**** SUPPLIED DATA

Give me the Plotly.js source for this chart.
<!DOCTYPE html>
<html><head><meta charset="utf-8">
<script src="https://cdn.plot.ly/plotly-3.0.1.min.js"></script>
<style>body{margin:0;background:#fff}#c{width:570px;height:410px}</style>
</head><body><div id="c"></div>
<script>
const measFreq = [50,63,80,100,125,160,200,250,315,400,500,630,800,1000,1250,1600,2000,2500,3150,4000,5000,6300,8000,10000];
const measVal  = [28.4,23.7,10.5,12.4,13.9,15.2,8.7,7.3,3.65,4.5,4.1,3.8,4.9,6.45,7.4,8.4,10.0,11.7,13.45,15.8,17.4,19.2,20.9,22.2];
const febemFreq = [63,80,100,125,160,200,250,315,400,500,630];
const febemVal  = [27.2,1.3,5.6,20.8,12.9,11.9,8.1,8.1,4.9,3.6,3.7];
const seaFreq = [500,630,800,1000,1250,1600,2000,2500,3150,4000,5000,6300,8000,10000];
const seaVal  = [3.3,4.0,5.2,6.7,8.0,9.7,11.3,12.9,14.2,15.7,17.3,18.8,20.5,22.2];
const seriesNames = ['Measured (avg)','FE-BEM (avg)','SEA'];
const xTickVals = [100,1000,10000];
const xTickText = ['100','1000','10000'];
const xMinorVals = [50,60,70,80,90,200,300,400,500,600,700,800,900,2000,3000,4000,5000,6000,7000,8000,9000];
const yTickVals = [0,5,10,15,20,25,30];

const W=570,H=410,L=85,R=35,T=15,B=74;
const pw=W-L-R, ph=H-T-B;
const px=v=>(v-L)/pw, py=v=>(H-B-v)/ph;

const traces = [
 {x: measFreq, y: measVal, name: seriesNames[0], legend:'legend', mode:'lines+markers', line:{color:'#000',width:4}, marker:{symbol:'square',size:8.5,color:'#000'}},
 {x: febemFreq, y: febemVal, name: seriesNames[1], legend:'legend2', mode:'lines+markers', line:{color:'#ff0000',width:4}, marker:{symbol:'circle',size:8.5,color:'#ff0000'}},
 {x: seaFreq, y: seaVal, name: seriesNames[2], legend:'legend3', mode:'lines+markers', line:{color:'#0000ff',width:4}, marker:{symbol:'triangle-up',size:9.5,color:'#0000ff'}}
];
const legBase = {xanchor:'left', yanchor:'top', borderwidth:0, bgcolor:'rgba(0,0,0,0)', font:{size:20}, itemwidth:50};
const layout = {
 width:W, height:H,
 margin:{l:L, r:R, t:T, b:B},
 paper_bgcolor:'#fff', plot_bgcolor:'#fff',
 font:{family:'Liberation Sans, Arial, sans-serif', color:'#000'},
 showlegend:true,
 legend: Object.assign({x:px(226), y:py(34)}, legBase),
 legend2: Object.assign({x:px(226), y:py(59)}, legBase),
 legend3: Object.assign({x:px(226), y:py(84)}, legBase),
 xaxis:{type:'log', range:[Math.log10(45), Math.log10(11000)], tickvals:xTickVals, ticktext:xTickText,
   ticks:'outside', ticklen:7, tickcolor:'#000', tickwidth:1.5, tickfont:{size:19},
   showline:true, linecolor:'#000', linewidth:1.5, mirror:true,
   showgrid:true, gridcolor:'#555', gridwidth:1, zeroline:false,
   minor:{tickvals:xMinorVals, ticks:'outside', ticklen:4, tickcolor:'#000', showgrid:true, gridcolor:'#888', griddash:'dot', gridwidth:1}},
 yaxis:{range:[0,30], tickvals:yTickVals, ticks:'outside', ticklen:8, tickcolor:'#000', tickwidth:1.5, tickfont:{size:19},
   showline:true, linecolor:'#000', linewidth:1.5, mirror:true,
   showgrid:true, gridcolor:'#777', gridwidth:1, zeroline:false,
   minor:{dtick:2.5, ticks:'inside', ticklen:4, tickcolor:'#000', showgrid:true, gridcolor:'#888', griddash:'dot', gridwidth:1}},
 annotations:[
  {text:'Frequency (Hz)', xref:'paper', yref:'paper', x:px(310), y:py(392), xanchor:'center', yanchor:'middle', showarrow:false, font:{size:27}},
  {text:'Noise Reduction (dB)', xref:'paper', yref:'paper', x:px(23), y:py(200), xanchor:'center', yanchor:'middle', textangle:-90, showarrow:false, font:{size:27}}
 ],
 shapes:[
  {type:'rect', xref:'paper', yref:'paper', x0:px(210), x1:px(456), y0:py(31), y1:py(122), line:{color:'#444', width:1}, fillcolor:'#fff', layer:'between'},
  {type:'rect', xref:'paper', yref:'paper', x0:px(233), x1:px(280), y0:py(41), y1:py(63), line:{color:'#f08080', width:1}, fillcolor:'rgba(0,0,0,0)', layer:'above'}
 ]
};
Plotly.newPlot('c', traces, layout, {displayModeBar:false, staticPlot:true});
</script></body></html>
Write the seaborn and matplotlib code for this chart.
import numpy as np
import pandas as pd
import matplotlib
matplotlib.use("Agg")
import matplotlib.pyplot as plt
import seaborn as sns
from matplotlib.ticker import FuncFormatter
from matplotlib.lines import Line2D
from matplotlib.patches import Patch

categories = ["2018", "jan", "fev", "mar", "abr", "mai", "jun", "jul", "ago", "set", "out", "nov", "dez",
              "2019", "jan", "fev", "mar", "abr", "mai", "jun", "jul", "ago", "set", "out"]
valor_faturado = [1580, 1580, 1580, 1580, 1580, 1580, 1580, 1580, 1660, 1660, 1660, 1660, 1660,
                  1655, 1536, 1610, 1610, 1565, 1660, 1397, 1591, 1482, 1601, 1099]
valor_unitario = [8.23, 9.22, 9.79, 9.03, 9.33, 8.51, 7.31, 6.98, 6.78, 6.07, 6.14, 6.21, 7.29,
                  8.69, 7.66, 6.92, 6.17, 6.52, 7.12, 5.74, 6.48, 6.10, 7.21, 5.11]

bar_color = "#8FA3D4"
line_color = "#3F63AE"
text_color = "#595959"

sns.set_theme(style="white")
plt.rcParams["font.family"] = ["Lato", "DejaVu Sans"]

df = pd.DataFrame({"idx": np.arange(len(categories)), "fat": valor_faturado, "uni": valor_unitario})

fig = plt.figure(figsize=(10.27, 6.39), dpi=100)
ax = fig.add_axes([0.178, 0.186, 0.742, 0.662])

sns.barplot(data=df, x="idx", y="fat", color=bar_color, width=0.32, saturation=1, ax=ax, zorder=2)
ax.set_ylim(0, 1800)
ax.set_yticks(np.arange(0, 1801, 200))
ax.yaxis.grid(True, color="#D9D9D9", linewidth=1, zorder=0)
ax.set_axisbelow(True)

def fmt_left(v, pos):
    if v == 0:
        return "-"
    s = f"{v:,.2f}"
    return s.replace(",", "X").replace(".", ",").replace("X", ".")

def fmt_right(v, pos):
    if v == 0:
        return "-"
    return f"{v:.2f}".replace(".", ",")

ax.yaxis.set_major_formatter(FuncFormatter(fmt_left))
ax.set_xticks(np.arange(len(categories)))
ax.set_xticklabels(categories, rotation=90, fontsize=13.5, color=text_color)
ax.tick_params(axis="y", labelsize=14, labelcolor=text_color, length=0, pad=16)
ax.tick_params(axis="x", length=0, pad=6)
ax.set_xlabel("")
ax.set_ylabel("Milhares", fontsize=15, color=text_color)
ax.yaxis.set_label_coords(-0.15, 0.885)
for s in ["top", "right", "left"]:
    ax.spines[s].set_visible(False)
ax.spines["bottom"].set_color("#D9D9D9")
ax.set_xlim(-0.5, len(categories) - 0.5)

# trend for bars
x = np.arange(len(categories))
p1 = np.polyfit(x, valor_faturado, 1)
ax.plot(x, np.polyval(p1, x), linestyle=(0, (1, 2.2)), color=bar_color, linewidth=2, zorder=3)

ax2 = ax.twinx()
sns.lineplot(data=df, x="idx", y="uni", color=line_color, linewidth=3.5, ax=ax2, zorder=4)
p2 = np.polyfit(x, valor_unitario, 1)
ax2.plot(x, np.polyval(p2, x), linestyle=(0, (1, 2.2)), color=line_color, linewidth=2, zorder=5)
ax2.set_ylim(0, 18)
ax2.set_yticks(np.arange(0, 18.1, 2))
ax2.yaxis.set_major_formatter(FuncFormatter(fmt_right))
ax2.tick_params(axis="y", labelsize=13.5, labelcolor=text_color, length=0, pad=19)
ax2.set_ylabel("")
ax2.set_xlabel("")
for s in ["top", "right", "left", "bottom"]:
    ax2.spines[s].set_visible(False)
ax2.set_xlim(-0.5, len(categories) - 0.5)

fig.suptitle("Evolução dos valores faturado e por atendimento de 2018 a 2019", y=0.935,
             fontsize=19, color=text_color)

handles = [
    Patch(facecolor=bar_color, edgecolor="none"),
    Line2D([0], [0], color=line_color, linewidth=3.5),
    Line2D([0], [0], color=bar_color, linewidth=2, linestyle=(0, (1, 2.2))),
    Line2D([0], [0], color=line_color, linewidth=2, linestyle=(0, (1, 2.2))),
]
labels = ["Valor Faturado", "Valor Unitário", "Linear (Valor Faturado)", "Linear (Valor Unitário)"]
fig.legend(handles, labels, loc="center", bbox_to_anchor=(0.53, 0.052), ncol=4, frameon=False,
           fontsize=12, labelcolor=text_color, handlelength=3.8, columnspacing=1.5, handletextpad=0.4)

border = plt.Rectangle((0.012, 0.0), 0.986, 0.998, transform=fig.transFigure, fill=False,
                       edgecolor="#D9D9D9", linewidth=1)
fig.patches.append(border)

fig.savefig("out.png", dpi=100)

********

◆ **INSTRUCTION**
Return only the part of the records above that opens with the line containing "Write the seaborn" and closes with the line containing "from matplotlib.patches import Patch", ends included.

◆ **ANSWER TO THE EXERCISE**
Write the seaborn and matplotlib code for this chart.
import numpy as np
import pandas as pd
import matplotlib
matplotlib.use("Agg")
import matplotlib.pyplot as plt
import seaborn as sns
from matplotlib.ticker import FuncFormatter
from matplotlib.lines import Line2D
from matplotlib.patches import Patch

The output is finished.